Letter from Pensacola

[From our correspondent]

Pensacola, Wednesday night, June 19

            The weather yesterday and today was oppressively warm, yet the camps and the city continue in the best of health.  Beyond a few cases of light sickness, the hospitals are without inmates.  Indeed, the only thing now dreaded is the scarcity of ice—a medicine that has entered largely into the practice of Southern physicians of late years.

Gen. McCoy, of Mobile, yesterday paid a visit to Gens. Bragg and Walker.  These soldiers and gentlemen are old acquaintances, and, I believe, all graduated together at West Point.  The General returns home in a day or two.

            For two or three days past the officers below have been experimenting with their mortar batteries.  The bursting shells were a sight to many who have hitherto pursued life’s peaceful callings.  The reports of the guns could be heard and the explosions of the shells seen directly from the city.  Our neighbors of the Niagara warship were yesterday morning engaged in the same business.

            A goodly number of strangers are now in Pensacola to see their soldier friends, notwithstanding the difficulty they experience in getting to their quarters.  Indeed, it is now almost impossible to get to the Navy Yard—for a simple visitor it is impossible.

            I have read a hundred different accounts of the fight at Little and Big Bethel churches.  They don’t suit—there were not half enough killed—hope they’ll do better next time.

            Five spies were last night arrested in the camp of the Continentals.  They gave their names as George Fuller, Tim McArdle, Bob Turner, W. Wright and Louis Verneille.  They say they are citizens of Mobile, and in that city well known—which I believe.  They are still in camp.  A court martial has been ordered for their trial.  They will no doubt be shot—in the neck!

            I received a letter today from the mountains of Georgia.  The writer speaks in glowing terms of the growing crops in that section and East Tennessee.  Talk about starving our army—why Gen.
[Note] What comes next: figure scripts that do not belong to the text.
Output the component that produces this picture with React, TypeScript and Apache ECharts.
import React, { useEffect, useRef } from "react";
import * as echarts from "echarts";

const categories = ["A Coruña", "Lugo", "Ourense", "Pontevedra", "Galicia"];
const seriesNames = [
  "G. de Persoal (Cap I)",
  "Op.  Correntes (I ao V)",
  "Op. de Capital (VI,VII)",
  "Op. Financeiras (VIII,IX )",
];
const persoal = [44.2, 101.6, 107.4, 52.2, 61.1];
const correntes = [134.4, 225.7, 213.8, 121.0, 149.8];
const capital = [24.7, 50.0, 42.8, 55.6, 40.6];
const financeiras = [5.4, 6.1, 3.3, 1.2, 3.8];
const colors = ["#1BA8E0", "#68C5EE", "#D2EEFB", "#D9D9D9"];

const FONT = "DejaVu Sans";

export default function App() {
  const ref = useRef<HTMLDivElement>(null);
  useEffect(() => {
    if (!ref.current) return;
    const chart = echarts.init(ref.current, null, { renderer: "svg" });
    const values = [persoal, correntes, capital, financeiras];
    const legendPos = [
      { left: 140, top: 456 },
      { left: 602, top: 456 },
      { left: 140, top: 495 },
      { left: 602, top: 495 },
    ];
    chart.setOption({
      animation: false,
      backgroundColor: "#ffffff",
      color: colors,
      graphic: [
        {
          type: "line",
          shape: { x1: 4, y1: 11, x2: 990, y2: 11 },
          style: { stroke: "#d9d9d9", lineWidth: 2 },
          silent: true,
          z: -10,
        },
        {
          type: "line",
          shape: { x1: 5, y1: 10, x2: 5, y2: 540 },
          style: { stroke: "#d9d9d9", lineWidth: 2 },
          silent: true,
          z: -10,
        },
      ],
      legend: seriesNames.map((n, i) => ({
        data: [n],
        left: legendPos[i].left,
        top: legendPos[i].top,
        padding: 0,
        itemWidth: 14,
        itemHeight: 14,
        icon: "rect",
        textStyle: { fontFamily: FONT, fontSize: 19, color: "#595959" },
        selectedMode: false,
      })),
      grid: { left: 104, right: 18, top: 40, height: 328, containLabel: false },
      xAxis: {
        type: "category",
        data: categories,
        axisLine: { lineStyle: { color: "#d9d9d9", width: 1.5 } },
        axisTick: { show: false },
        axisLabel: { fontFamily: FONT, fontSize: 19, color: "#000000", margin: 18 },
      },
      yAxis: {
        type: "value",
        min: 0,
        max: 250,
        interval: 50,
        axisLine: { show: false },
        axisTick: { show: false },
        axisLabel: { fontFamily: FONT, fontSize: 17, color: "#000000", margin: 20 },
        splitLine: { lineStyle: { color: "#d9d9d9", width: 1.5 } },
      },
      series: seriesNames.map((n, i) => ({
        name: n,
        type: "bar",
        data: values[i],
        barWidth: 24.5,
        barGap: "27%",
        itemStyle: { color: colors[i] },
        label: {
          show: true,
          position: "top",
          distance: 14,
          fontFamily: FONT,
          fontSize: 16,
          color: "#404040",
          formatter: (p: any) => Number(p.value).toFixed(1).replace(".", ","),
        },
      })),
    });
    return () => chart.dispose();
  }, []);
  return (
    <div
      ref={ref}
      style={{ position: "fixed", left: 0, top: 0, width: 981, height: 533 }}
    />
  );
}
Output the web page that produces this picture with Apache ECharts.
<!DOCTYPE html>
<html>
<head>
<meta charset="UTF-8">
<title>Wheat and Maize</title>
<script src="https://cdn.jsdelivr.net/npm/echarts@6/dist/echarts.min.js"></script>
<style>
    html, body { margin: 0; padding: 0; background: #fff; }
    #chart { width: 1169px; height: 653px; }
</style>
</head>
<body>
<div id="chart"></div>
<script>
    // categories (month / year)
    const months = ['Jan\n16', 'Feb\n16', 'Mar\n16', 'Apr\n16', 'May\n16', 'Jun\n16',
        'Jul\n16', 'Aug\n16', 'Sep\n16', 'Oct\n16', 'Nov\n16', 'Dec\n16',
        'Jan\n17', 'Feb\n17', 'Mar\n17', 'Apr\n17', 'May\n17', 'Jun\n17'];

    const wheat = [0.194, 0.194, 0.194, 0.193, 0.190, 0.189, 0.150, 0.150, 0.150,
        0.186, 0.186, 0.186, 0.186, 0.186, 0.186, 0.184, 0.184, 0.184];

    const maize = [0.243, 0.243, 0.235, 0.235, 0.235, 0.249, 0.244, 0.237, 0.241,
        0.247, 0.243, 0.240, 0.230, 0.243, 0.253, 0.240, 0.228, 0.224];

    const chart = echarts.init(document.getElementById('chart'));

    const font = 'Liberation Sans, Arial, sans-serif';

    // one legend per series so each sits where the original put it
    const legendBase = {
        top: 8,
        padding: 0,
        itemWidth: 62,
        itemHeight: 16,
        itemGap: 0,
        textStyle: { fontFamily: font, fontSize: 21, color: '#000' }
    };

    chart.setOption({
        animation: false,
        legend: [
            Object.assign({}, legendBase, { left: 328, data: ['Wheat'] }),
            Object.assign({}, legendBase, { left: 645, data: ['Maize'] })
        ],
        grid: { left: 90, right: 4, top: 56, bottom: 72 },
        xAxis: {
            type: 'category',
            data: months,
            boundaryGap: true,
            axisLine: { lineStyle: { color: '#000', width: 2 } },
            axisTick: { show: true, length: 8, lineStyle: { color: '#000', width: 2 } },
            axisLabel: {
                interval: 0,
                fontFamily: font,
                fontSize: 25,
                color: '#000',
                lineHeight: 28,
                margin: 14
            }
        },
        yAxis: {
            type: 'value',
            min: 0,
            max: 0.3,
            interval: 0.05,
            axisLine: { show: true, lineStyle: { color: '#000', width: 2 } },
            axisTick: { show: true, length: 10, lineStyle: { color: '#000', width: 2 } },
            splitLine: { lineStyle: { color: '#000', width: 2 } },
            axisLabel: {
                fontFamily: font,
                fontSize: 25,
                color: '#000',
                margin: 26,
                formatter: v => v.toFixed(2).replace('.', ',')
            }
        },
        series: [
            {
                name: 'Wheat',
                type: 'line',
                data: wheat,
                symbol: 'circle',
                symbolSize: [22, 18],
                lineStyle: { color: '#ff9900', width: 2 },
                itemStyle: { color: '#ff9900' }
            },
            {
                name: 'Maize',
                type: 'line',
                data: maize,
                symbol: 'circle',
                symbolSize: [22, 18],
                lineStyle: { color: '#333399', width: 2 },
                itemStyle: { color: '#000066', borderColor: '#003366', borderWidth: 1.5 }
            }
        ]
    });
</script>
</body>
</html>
Bragg has within his reach supplies ample for his army for five months, and one house alone in Pensacola has a stock of provisions on hand sufficient to feed the city abundantly for three months.  Besides this, there are store rooms of other houses filled to their utmost capacity.  Gophers, too, were never so fat or abundant, and costing only a dollar a dozen.

            The fellow who came over from Fort Pickens is as obstinate as ever.  There are but few who sympathize with his tale, and I hope they will make him give for his presence on our coast a satisfactory account—or break his neck!

            There has been no arrival in the squadron outside for several days.